Bailey氏は調査の成果について次のように述べています。
「高地の万年雪から採取したコアを同位体分析することで、大気の川からの異常な降雪を正確に特定できました。このような現象をグリーンランドの氷床表面の質量収支と力学に直接関連付ける機会は極めてまれです」
コアの分析から、大気の川がグリーンランドに160億トンもの雪を降らせ、1年で失う氷量の8%をたった3日間で相殺したことが明らかになりました。AGUの声明には、次のように記載されています。
「スヴァールバルに雨を降らせた大気の川は、2,000km離れたグリーンランド南東部には大量の雪をもたらしました。3月14日には116億トン、その後の数日間でさらに45億トンの雪が降りました。10億トンの雪はほぼ1立方kmの淡水に相当し、アメリカ合衆国議会議事堂を2,200回以上完全に満たすことができます」
イメージしやすいようにまたオリンピックサイズのプールで計算してみたらスケールがエグかったです。10億トンの雪でオリンピックサイズのプール(2500立方m)40万杯分になるので、3日間でオリンピックプール640万杯の淡水に相当する雪が降ったことに。結局まったくイメージできないぞ…。
この現象によって氷床が反射率の高い新雪で覆われたため、地域のアルベド(太陽光を反射する能力)が回復しました。そのおかげで、2022年夏の氷の融解開始時期を11日間も遅らせる結果になったといいます。160億トンの雪でも11日分にしかならないのか…。
Hubbard氏が喜べばいいのか憂えればいいのかわからない複雑なコメントをしています。

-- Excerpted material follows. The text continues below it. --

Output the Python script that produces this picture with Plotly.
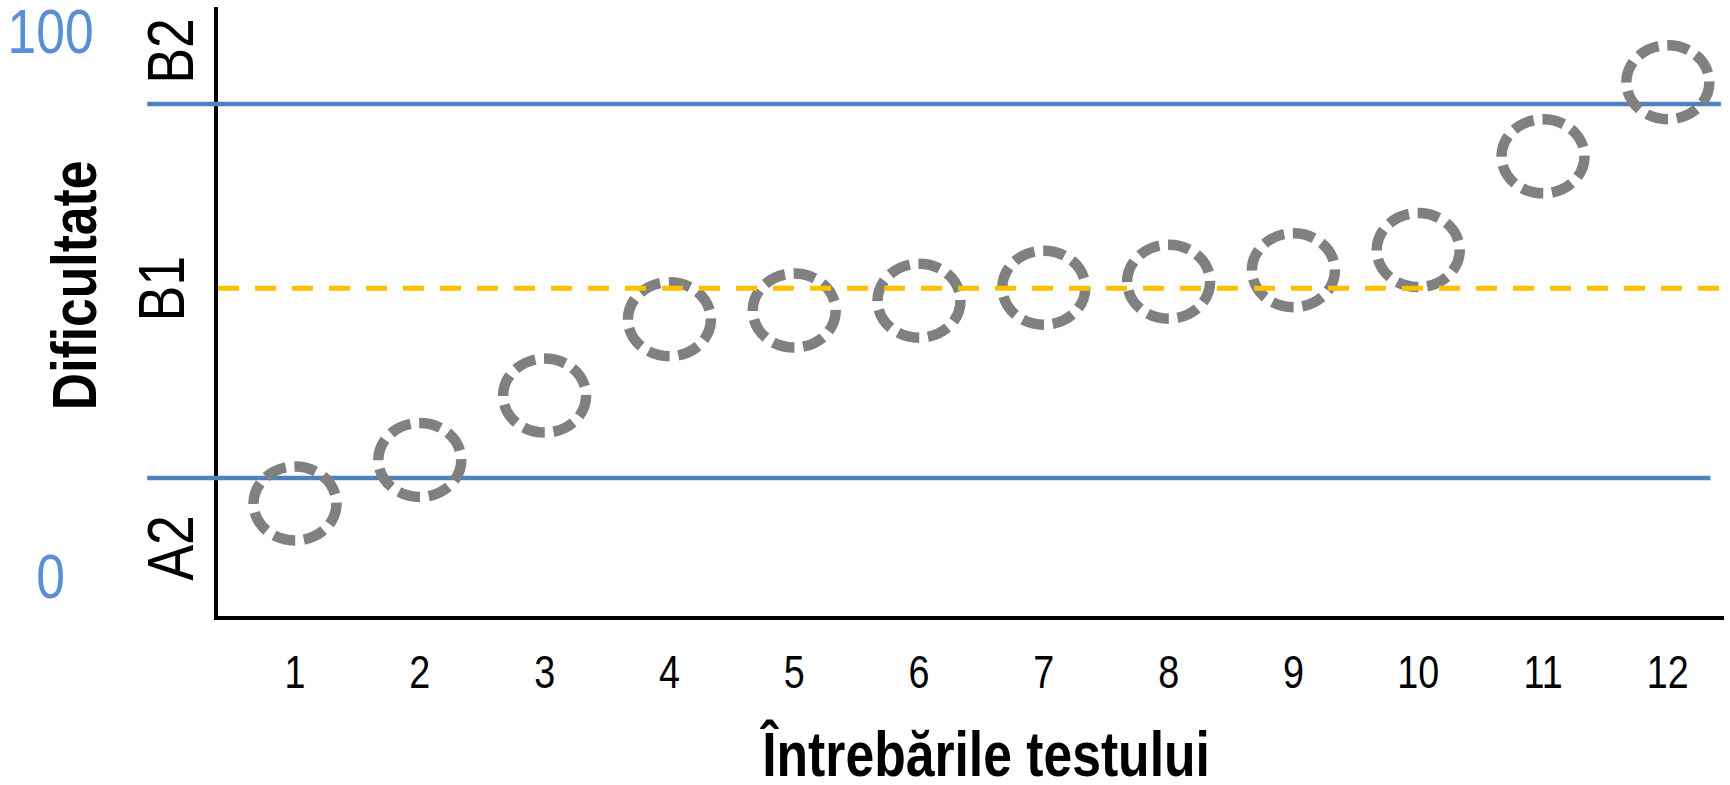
import plotly.graph_objects as go

# data
questions = list(range(1, 13))
difficulty = [13.3, 21.3, 33.1, 47.1, 48.7, 50.5, 52.9, 54.0, 56.1, 59.8, 77.0, 90.6]
x_tick_text = [str(q) for q in questions]

y_tick_vals = [0, 100]
y_tick_text = ["0", "100"]

level_names = ["A2", "B1", "B2"]
level_bounds = [18.0, 52.8, 86.6]   # A2 upper / B1 middle / B2 lower lines

FONT = "Liberation Sans, Arial, sans-serif"
BLUE = "#4F81BD"
LABEL_BLUE = "#5A8ED6"
GRAY = "#808080"
ORANGE = "#FFC000"


def font(size, color="black", bold=False):
    return dict(family=FONT, size=size, color=color,
                weight="bold" if bold else "normal")


fig = go.Figure()

# invisible trace so the axes carry the data (hover too)
fig.add_trace(go.Scatter(x=questions, y=difficulty, mode="markers",
                         marker=dict(size=40, opacity=0), hoverinfo="x+y",
                         showlegend=False))

# solid blue level lines (A2 and B2), they stick out left of the y axis
fig.add_shape(type="line", xref="paper", yref="y", x0=-0.047, x1=0.991,
              y0=level_bounds[0], y1=level_bounds[0],
              line=dict(color=BLUE, width=4.5))
fig.add_shape(type="line", xref="paper", yref="y", x0=-0.047, x1=0.998,
              y0=level_bounds[2], y1=level_bounds[2],
              line=dict(color=BLUE, width=4.5))

# dashed grey ellipses = the questions
for q, d in zip(questions, difficulty):
    fig.add_shape(type="circle", xref="x", yref="y",
                  xsizemode="pixel", ysizemode="pixel",
                  xanchor=q, yanchor=d,
                  x0=-41.5, x1=41.5, y0=-37, y1=37,
                  line=dict(color=GRAY, width=10.5, dash="22px,8.7px"))

# orange dashed B1 line on top
fig.add_shape(type="line", xref="paper", yref="y", x0=0, x1=1,
              y0=level_bounds[1], y1=level_bounds[1],
              line=dict(color=ORANGE, width=5, dash="21px,16px"))

# blue 0 / 100 labels on the far left
for v, t in zip(y_tick_vals, y_tick_text):
    fig.add_annotation(x=-0.111, xref="paper", y=v, yref="y", text=t,
                       showarrow=False, xanchor="center", yanchor="middle",
                       font=font(63, LABEL_BLUE))

# level names, rotated
level_label_pos = [(-0.0312, 5.2), (-0.0375, 52.7), (-0.0315, 96.3)]
for name, (px, yv) in zip(level_names, level_label_pos):
    fig.add_annotation(x=px, xref="paper", y=yv, yref="y", text=name,
                       textangle=-90, showarrow=False,
                       xanchor="center", yanchor="middle",
                       font=font(65))

fig.add_annotation(x=-0.0959, xref="paper", y=0.5435, yref="paper",
                   text="Dificultate", textangle=-90, showarrow=False,
                   xanchor="center", yanchor="middle",
                   font=font(63, bold=True))

fig.add_annotation(x=0.509, xref="paper", y=-0.2258, yref="paper",
                   text="Întrebările testului", showarrow=False,
                   xanchor="center", yanchor="middle",
                   font=font(63, bold=True))

fig.update_xaxes(range=[0.383, 12.45], tickvals=questions, ticktext=x_tick_text,
                 showgrid=False, zeroline=False, ticks="",
                 showline=True, linecolor="black", linewidth=4,
                 ticklabelstandoff=13, tickfont=font(46))
fig.update_yaxes(range=[-7.34, 104.4], showticklabels=False, showgrid=False,
                 zeroline=False, ticks="",
                 showline=True, linecolor="black", linewidth=4)

fig.update_layout(width=1730, height=785,
                  margin=dict(l=218, r=6, t=7, b=169),
                  plot_bgcolor="white", paper_bgcolor="white",
                  showlegend=False)

# no narrow Arial here: squeeze Liberation Sans horizontally instead,
# and drop the default 8px body margin so the figure fills the window
post = """
document.body.style.margin = '0';
var gd = document.getElementById('{plot_id}');
var SX = 0.82;
function squeeze() {
  gd.querySelectorAll('text.annotation-text, g.xtick text').forEach(function (t) {
    var x = parseFloat(t.getAttribute('x')) || 0;
    var tag = ' translate(' + x + ',0) scale(';
    var base = (t.getAttribute('transform') || '').split(tag)[0];
    t.setAttribute('transform', base + tag + SX + ',1) translate(' + (-x) + ',0)');
  });
}
squeeze();
gd.on('plotly_afterplot', squeeze);
setTimeout(squeeze, 200);
"""

fig.write_html("out.html", post_script=post, config={"displayModeBar": False})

「残念ながら、グリーンランドの氷床が大気の川によって救われることはないでしょう。しかし、今回の新しい研究では、これまでの通説に反して、適切な条件下ならば大気の川は必ずしも悪いニュースばかりではないことがわかりました」
しかし、温暖化が進行すれば、大気の川はいつかグリーンランドに雪ではなく雨をもたらすかもしれません。実際、Hubbard氏とBailey氏は、北半球最大の氷冠に対する大気の川の現在および将来の影響を解明するには、さらなる研究が必要であると強調しています。
Bailey氏はこう結論づけています。
「グリーンランドにとどまらず、北極圏全体の未来を方向付けるうえで、大気の川はもろ刃の剣のようなものです」
雪は何年過ぎくらいに雨へと変わるのでしょうか。